Rosyjski namiestnik Krymu Siergiej Aksjonow oznajmił, że z prawnego punktu widzenia samorząd krymskich Tatarów nie istnieje. - (Medżlis) nie był zarejestrowany w sposób właściwy, nie ma go - powiedział. Jeszcze pół roku temu Kreml deklarował gotowość współpracy z Tatarami i chęć rozszerzenia ich praw.
- Z prawnego punktu widzenia w mym przekonaniu ta organizacja nie istnieje - powiedział Aksjonow w obszernym wywiadzie dla rosyjskiego dziennika "Kommiersant". Odpowiedział tak zapytany o krymskich Tatarów, Medżlis (główny organ samorządu tatarów) i perspektywę współpracy z tą organizacją. Na uwagę dziennika, że organizacja ta jednak de facto istnieje i cieszy się autorytetem wśród Tatarów krymskich, Aksjonow powiedział, że stosunkowo niewielkim i, gdyby przeprowadzono sondaż, to okazałoby się, że popiera ją nie więcej niż 15-20 proc. krymskich Tatarów.
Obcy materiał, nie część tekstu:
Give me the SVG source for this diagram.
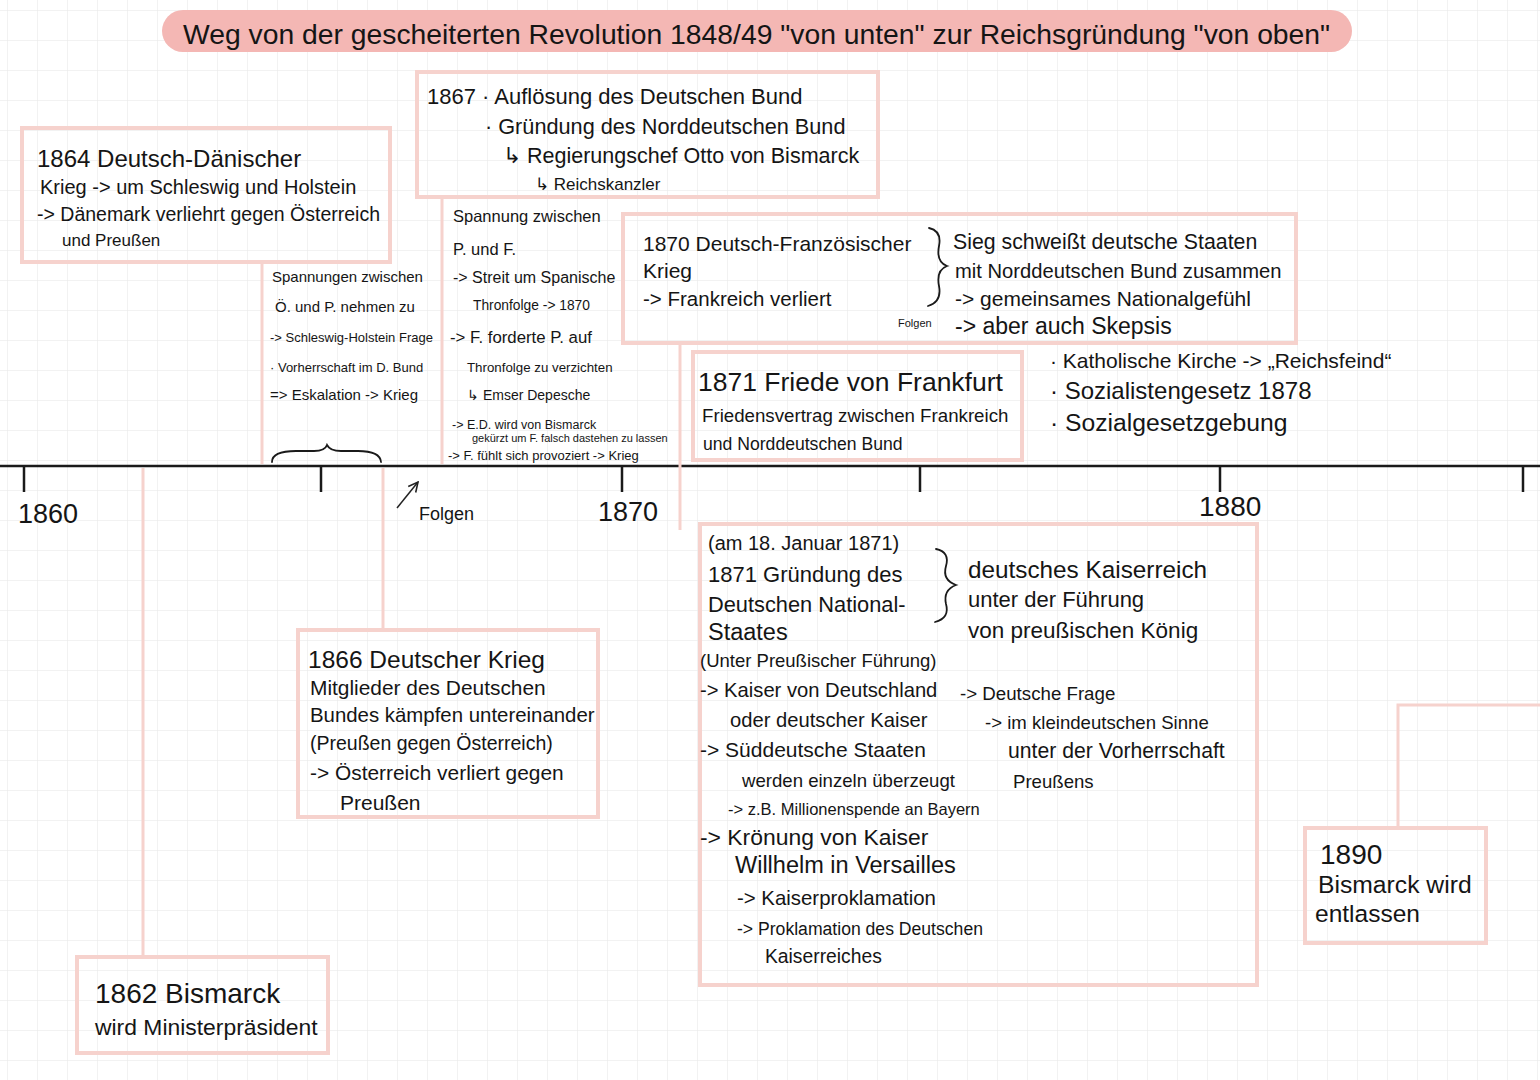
<svg xmlns="http://www.w3.org/2000/svg" width="1540" height="1080" viewBox="0 0 1540 1080">
<defs>
<pattern id="grid" x="7" y="10" width="30" height="30" patternUnits="userSpaceOnUse">
<path d="M 0 0 L 0 30 M 0 0 L 30 0" fill="none" stroke="#e6e6e6" stroke-width="1"/>
</pattern>
<marker id="arr" viewBox="0 0 10 10" refX="9" refY="5" markerWidth="8" markerHeight="8" orient="auto-start-reverse">
<path d="M 1 1 L 9 5 L 1 9" fill="none" stroke="#222" stroke-width="1.3"/>
</marker>
</defs>
<style>
text{font-family:"Liberation Sans","Noto Sans",sans-serif;fill:#151515}
.box{fill:none;stroke:#f6d2cd;stroke-width:4}
.con{fill:none;stroke:#f6d2cd;stroke-width:3}
.axis{stroke:#1a1a1a;stroke-width:2.5;fill:none}
.brace{fill:none;stroke:#1a1a1a;stroke-width:1.8;stroke-linecap:round}
</style>
<rect width="1540" height="1080" fill="#ffffff"/>
<rect width="1540" height="1080" fill="url(#grid)"/>

<g id="title">
<rect x="162" y="10" width="1190" height="42" rx="21" fill="#f4b7b4"/>
<text x="183" y="44" font-size="28.3">Weg von der gescheiterten Revolution 1848/49 "von unten" zur Reichsgründung "von oben"</text>
</g>

<g id="connectors">
<line class="axis" x1="0" y1="466" x2="1540" y2="466"/>
<line class="axis" x1="24" y1="466" x2="24" y2="492"/>
<line class="axis" x1="321" y1="466" x2="321" y2="492"/>
<line class="axis" x1="622" y1="466" x2="622" y2="492"/>
<line class="axis" x1="920" y1="466" x2="920" y2="492"/>
<line class="axis" x1="1220" y1="466" x2="1220" y2="492"/>
<line class="axis" x1="1523" y1="466" x2="1523" y2="492"/>
<line class="con" x1="143" y1="468" x2="143" y2="957"/>
<line class="con" x1="383" y1="468" x2="383" y2="630"/>
<line class="con" x1="680" y1="343" x2="680" y2="530"/>
<line class="con" x1="262" y1="262" x2="262" y2="464"/>
<line class="con" x1="442" y1="197" x2="442" y2="464"/>
<polyline class="con" points="1540,705 1398,705 1398,828"/>
<line x1="397" y1="508" x2="418" y2="482" stroke="#222" stroke-width="1.5" marker-end="url(#arr)"/>
</g>

<g id="axis-labels">
<text x="18" y="523" font-size="27">1860</text>
<text x="598" y="521" font-size="27">1870</text>
<text x="1199" y="516" font-size="28">1880</text>
<text x="419" y="520" font-size="18">Folgen</text>
</g>

<g id="n1864">
<rect class="box" x="22" y="128" width="368" height="134"/>
<text x="37" y="167" font-size="24">1864 Deutsch-Dänischer</text>
<text x="40" y="194" font-size="20">Krieg -&gt; um Schleswig und Holstein</text>
<text x="37" y="221" font-size="19.5">-&gt; Dänemark verliehrt gegen Österreich</text>
<text x="62" y="246" font-size="17">und Preußen</text>
</g>

<g id="n1867">
<rect class="box" x="417" y="72" width="461" height="125"/>
<text x="427" y="104" font-size="22">1867 · Auflösung des Deutschen Bund</text>
<text x="485" y="134" font-size="21.7">· Gründung des Norddeutschen Bund</text>
<text x="503" y="163" font-size="21.5">↳ Regierungschef Otto von Bismarck</text>
<text x="535" y="190" font-size="17">↳ Reichskanzler</text>
</g>

<g id="spannungen-oe-p">
<text x="272" y="282" font-size="15">Spannungen zwischen</text>
<text x="275" y="312" font-size="15">Ö. und P. nehmen zu</text>
<text x="270" y="342" font-size="13">-&gt; Schleswig-Holstein Frage</text>
<text x="270" y="372" font-size="13">· Vorherrschaft im D. Bund</text>
<text x="270" y="400" font-size="15">=&gt; Eskalation -&gt; Krieg</text>
<path class="brace" d="M 272 462 Q 272 451 296 451 L 314 451 Q 325 451 327 445 Q 330 451 341 451 L 358 451 Q 380 451 381 462"/>
</g>

<g id="spannung-p-f">
<text x="453" y="222" font-size="16.5">Spannung zwischen</text>
<text x="453" y="255" font-size="16.5">P. und F.</text>
<text x="453" y="283" font-size="16">-&gt; Streit um Spanische</text>
<text x="473" y="310" font-size="13.8">Thronfolge -&gt; 1870</text>
<text x="450" y="343" font-size="16.8">-&gt; F. forderte P. auf</text>
<text x="467" y="372" font-size="13.3">Thronfolge zu verzichten</text>
<text x="467" y="400" font-size="14">↳ Emser Depesche</text>
<text x="452" y="429" font-size="12.5">-&gt; E.D. wird von Bismarck</text>
<text x="472" y="442" font-size="11">gekürzt um F. falsch dastehen zu lassen</text>
<text x="448" y="460" font-size="13">-&gt; F. fühlt sich provoziert -&gt; Krieg</text>
</g>

<g id="n1870">
<rect class="box" x="623" y="214" width="673" height="129"/>
<text x="643" y="251" font-size="21">1870 Deutsch-Französischer</text>
<text x="643" y="278" font-size="21">Krieg</text>
<text x="643" y="306" font-size="20.5">-&gt; Frankreich verliert</text>
<path class="brace" d="M 929 228 Q 942 231 939 246 Q 936 262 947 266 Q 936 270 939 286 Q 942 302 928 306"/>
<text x="898" y="327" font-size="11">Folgen</text>
<text x="953" y="249" font-size="21.3">Sieg schweißt deutsche Staaten</text>
<text x="955" y="278" font-size="20.2">mit Norddeutschen Bund zusammen</text>
<text x="955" y="306" font-size="21">-&gt; gemeinsames Nationalgefühl</text>
<text x="955" y="334" font-size="23">-&gt; aber auch Skepsis</text>
</g>

<g id="n1871-friede">
<rect class="box" x="693" y="352" width="329" height="108"/>
<text x="698" y="391" font-size="26.5">1871 Friede von Frankfurt</text>
<text x="702" y="422" font-size="18.7">Friedensvertrag zwischen Frankreich</text>
<text x="703" y="450" font-size="17.6">und Norddeutschen Bund</text>
</g>

<g id="innenpolitik">
<text x="1050" y="368" font-size="21">· Katholische Kirche -&gt; „Reichsfeind“</text>
<text x="1050" y="399" font-size="24">· Sozialistengesetz 1878</text>
<text x="1050" y="431" font-size="24.7">· Sozialgesetzgebung</text>
</g>

<g id="n1866">
<rect class="box" x="298" y="630" width="300" height="187"/>
<text x="308" y="668" font-size="24.5">1866 Deutscher Krieg</text>
<text x="310" y="695" font-size="20.9">Mitglieder des Deutschen</text>
<text x="310" y="722" font-size="20.4">Bundes kämpfen untereinander</text>
<text x="310" y="750" font-size="19.5">(Preußen gegen Österreich)</text>
<text x="310" y="780" font-size="20.9">-&gt; Österreich verliert gegen</text>
<text x="340" y="810" font-size="21">Preußen</text>
</g>

<g id="n1871-gruendung">
<rect class="box" x="700" y="524" width="557" height="461"/>
<text x="708" y="550" font-size="20">(am 18. Januar 1871)</text>
<text x="708" y="582" font-size="22">1871 Gründung des</text>
<text x="708" y="612" font-size="21.8">Deutschen National-</text>
<text x="708" y="640" font-size="23.5">Staates</text>
<text x="700" y="667" font-size="18.5">(Unter Preußischer Führung)</text>
<text x="700" y="697" font-size="20.2">-&gt; Kaiser von Deutschland</text>
<text x="730" y="727" font-size="20.2">oder deutscher Kaiser</text>
<text x="700" y="757" font-size="21">-&gt; Süddeutsche Staaten</text>
<text x="742" y="787" font-size="18.6">werden einzeln überzeugt</text>
<text x="728" y="815" font-size="16.5">-&gt; z.B. Millionenspende an Bayern</text>
<text x="700" y="845" font-size="22.9">-&gt; Krönung von Kaiser</text>
<text x="735" y="873" font-size="23.5">Willhelm in Versailles</text>
<text x="737" y="905" font-size="20.4">-&gt; Kaiserproklamation</text>
<text x="737" y="935" font-size="17.6">-&gt; Proklamation des Deutschen</text>
<text x="765" y="963" font-size="19.3">Kaiserreiches</text>
<path class="brace" d="M 936 549 Q 950 552 946 566 Q 942 580 956 585 Q 943 590 946 604 Q 950 618 935 622"/>
<text x="968" y="578" font-size="24.3">deutsches Kaiserreich</text>
<text x="968" y="607" font-size="22">unter der Führung</text>
<text x="968" y="638" font-size="22.5">von preußischen König</text>
<text x="960" y="700" font-size="18.7">-&gt; Deutsche Frage</text>
<text x="985" y="729" font-size="18.6">-&gt; im kleindeutschen Sinne</text>
<text x="1008" y="758" font-size="21.2">unter der Vorherrschaft</text>
<text x="1013" y="788" font-size="18.6">Preußens</text>
</g>

<g id="n1862">
<rect class="box" x="77" y="957" width="251" height="96"/>
<text x="95" y="1003" font-size="28">1862 Bismarck</text>
<text x="95" y="1035" font-size="22.9">wird Ministerpräsident</text>
</g>

<g id="n1890">
<rect class="box" x="1305" y="828" width="181" height="115"/>
<text x="1320" y="864" font-size="28">1890</text>
<text x="1318" y="893" font-size="24.7">Bismarck wird</text>
<text x="1315" y="922" font-size="24.5">entlassen</text>
</g>
</svg>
Władze regionu, jak utrzymuje ich przedstawiciel, rozpatrzą możliwość współpracy z Medżlisem, gdy organ ten dokona rejestracji zgodnie z wymaganiami rosyjskiego ustawodawstwa. Aksjonow zaznaczył, że wszelkie działania przeciw uznaniu przyłączenia Krymu do Rosji będą ścigane z całą surowością.
Nowe porządki
W ubiegłym tygodniu na wniosek rosyjskich władz policja przeszukała budynek Medżlisu w Symferopolu i domy działaczy społeczności tatarskiej, stanowiącej 12 proc. mieszkańców półwyspu zaanektowanego w marcu przez Moskwę. Według przedstawicieli społeczności Tatarów, nakazano opróżnić pomieszczenia Medżlisu.
Do przeszukań doszło w dwa dni po wyborach lokalnych, organizowanych 14 września przez Rosję na Półwyspie Krymskim po raz pierwszy od oderwania go od Ukrainy. Wybory te, które wygrała prokremlowska Jedna Rosja, zostały przez społeczność Tatarów krymskich zbojkotowane. Tatarzy krymscy byli przeciwni przyłączeniu Krymu do Rosji. 300-tysięczna muzułmańska społeczność tatarska w większości zbojkotowała głosowanie w marcowym referendum.
Przed aneksją Krymu, jak i bezpośrednio po niej Kreml zapewniał, że będzie uznawał prawa Tatarów, a wręcz je rozszerzy. Krymska mniejszość miała się niczego nie obawiać, bowiem pod władzą Rosji miał czekać Tatarów spokój. Wielokrotnie deklarowano gotowość do współpracy. Deklaracje Rosji z czasem jednak popadły w zapomnienie.